AIM OF THE TASK |
Review the lines that follow and copy each one that contains the word "matplotlib".

SOURCE DATA |

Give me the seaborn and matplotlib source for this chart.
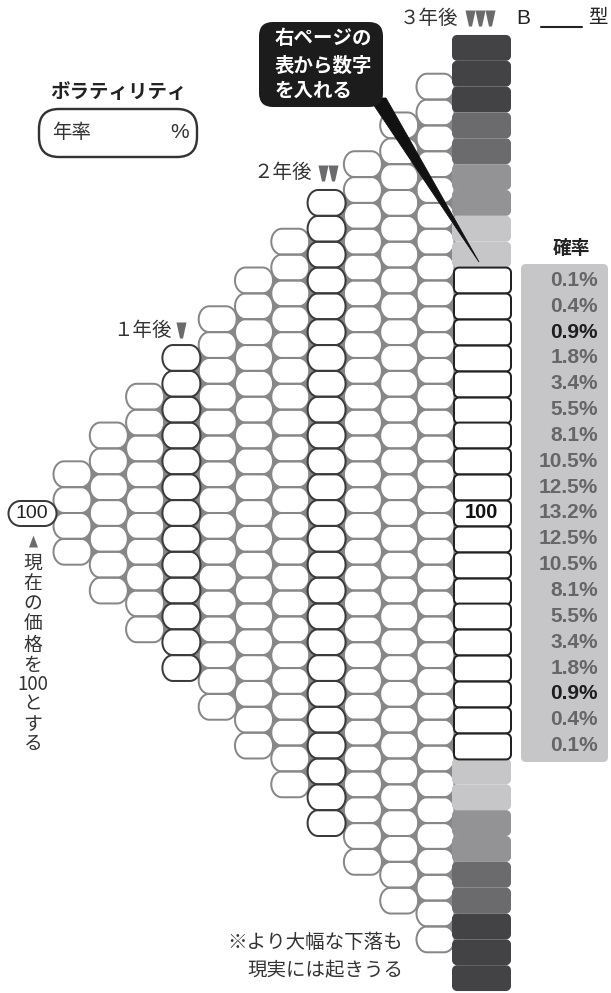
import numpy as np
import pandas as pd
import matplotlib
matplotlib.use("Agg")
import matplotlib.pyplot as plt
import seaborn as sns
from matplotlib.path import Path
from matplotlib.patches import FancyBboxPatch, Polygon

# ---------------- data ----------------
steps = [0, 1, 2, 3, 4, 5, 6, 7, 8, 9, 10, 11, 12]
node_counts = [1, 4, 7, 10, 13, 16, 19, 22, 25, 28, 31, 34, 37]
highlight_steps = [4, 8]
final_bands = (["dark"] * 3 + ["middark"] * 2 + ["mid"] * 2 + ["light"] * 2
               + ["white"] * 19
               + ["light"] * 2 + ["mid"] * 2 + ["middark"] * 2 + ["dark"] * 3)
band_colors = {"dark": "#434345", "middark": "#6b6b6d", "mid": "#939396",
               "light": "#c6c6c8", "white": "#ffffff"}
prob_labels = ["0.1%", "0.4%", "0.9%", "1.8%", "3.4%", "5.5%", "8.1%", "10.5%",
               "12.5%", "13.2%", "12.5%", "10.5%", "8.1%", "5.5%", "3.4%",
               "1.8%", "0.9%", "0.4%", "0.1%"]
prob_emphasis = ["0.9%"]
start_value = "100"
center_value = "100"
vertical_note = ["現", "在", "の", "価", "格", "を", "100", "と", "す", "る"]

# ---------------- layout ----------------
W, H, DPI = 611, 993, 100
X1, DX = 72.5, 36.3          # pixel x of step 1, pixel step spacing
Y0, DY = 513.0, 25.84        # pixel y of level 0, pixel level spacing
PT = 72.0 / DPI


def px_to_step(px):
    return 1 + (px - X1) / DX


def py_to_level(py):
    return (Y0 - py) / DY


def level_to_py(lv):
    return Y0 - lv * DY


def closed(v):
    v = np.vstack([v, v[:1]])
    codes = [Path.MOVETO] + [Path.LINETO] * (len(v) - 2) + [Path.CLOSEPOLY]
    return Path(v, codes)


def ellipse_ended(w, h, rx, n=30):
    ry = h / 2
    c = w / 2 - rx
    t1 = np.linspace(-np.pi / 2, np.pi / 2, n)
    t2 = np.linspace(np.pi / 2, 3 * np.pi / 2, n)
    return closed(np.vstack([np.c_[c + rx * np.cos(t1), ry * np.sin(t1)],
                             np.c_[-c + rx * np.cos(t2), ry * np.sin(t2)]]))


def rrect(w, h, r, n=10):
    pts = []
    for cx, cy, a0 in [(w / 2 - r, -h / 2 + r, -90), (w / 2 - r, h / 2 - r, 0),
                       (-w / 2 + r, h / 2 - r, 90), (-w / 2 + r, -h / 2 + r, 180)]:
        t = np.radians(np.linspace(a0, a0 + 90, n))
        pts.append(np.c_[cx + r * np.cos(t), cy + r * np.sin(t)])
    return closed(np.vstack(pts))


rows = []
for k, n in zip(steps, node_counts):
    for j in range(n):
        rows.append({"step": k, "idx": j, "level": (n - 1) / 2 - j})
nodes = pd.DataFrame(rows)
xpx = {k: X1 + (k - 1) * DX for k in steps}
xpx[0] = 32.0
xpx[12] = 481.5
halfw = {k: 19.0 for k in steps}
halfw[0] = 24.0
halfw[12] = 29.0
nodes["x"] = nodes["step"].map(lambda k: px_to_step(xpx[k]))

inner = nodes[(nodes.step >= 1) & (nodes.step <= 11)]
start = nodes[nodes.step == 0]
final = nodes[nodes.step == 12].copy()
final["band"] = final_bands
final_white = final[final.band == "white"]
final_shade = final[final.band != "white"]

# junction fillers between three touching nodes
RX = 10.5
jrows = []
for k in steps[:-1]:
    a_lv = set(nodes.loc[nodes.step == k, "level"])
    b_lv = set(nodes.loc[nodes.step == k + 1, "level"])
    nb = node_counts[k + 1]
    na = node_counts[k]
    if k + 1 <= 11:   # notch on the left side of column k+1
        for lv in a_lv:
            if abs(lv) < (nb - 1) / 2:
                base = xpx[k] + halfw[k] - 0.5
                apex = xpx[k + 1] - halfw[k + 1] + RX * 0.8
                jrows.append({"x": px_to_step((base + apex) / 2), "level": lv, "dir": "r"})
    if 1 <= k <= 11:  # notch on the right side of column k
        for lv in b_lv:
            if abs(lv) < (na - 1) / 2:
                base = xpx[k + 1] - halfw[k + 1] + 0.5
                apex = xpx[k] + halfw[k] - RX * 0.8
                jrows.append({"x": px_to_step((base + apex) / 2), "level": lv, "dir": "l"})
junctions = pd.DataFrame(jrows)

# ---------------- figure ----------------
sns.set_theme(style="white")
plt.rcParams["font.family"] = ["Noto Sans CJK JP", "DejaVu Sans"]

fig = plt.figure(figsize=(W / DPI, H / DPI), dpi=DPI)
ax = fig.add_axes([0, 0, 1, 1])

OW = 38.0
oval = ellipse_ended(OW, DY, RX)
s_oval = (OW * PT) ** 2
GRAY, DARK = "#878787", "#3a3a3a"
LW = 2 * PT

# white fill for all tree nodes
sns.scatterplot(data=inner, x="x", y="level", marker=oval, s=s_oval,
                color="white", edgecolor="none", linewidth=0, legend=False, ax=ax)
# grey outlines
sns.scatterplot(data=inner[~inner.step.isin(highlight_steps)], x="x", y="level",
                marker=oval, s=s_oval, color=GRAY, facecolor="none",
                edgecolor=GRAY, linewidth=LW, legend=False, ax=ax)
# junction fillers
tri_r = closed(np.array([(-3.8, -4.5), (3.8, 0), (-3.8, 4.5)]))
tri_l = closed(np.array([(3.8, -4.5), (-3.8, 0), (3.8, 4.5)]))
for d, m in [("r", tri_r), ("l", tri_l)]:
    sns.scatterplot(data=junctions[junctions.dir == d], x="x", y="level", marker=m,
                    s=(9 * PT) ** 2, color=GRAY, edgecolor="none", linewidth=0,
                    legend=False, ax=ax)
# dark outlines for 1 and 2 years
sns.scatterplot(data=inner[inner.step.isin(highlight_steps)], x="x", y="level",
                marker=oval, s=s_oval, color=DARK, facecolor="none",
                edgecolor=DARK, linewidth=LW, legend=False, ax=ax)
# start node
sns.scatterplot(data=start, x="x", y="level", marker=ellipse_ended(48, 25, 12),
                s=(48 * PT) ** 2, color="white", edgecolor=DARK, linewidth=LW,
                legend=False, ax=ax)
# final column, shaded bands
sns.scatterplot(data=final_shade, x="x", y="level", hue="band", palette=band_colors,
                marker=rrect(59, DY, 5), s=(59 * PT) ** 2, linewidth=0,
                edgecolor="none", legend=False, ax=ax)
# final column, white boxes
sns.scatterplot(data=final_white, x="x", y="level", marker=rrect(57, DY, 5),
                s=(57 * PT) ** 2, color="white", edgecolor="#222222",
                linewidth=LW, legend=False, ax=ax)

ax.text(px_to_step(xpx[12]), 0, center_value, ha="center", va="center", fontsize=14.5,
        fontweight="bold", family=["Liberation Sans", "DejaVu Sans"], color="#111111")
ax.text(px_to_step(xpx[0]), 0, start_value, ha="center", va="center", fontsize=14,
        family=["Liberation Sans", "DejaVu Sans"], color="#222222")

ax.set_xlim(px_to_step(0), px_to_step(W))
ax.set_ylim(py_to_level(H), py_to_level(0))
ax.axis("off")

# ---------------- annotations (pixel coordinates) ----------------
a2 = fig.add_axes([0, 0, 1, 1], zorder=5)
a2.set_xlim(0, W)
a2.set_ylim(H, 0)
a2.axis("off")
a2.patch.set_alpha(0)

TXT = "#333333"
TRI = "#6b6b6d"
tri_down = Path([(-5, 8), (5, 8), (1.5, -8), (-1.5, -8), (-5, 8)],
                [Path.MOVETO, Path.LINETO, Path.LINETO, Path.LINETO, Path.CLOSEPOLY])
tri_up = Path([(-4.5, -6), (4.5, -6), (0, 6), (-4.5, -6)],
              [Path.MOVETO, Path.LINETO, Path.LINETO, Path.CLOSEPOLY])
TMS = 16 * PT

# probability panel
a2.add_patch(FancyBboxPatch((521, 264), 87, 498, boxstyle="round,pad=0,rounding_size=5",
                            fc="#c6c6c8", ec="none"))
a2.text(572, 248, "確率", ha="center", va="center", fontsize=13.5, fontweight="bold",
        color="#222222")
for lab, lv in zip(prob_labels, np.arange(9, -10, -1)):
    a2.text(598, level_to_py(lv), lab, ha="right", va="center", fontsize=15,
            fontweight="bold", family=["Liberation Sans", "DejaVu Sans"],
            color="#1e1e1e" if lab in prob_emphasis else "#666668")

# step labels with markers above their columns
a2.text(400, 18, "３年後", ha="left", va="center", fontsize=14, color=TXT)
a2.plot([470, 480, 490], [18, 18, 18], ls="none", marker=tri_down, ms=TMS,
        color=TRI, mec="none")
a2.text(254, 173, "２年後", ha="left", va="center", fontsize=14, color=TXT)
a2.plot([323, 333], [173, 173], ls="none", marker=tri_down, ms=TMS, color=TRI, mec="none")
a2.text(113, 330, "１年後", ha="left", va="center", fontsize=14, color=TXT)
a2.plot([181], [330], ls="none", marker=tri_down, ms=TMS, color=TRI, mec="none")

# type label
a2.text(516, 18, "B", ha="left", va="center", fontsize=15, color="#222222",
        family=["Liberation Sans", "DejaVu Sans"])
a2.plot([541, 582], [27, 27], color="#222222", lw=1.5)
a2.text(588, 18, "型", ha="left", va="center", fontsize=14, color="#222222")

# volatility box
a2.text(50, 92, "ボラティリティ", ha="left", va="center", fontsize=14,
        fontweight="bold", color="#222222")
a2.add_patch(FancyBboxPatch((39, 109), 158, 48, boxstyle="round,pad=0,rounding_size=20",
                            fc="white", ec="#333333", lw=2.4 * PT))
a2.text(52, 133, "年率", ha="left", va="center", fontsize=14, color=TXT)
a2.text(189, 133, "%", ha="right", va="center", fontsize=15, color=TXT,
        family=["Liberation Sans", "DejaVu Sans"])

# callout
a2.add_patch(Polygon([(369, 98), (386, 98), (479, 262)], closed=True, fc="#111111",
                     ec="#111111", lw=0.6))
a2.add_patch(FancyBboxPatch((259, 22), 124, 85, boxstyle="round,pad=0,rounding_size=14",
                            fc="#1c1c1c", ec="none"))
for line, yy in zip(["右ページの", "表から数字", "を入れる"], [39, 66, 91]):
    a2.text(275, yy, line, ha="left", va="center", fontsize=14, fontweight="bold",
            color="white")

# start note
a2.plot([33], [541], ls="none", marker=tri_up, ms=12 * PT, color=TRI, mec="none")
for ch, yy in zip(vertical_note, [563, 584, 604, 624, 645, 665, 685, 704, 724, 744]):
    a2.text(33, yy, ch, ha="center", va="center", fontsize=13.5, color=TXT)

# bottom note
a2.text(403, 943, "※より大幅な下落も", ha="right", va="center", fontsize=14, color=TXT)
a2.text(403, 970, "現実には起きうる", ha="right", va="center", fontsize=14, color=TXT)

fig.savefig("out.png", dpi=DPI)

EXERCISE ANSWER |
Give me the seaborn and matplotlib source for this chart.
import matplotlib
matplotlib.use("Agg")
import matplotlib.pyplot as plt
from matplotlib.path import Path
from matplotlib.patches import FancyBboxPatch, Polygon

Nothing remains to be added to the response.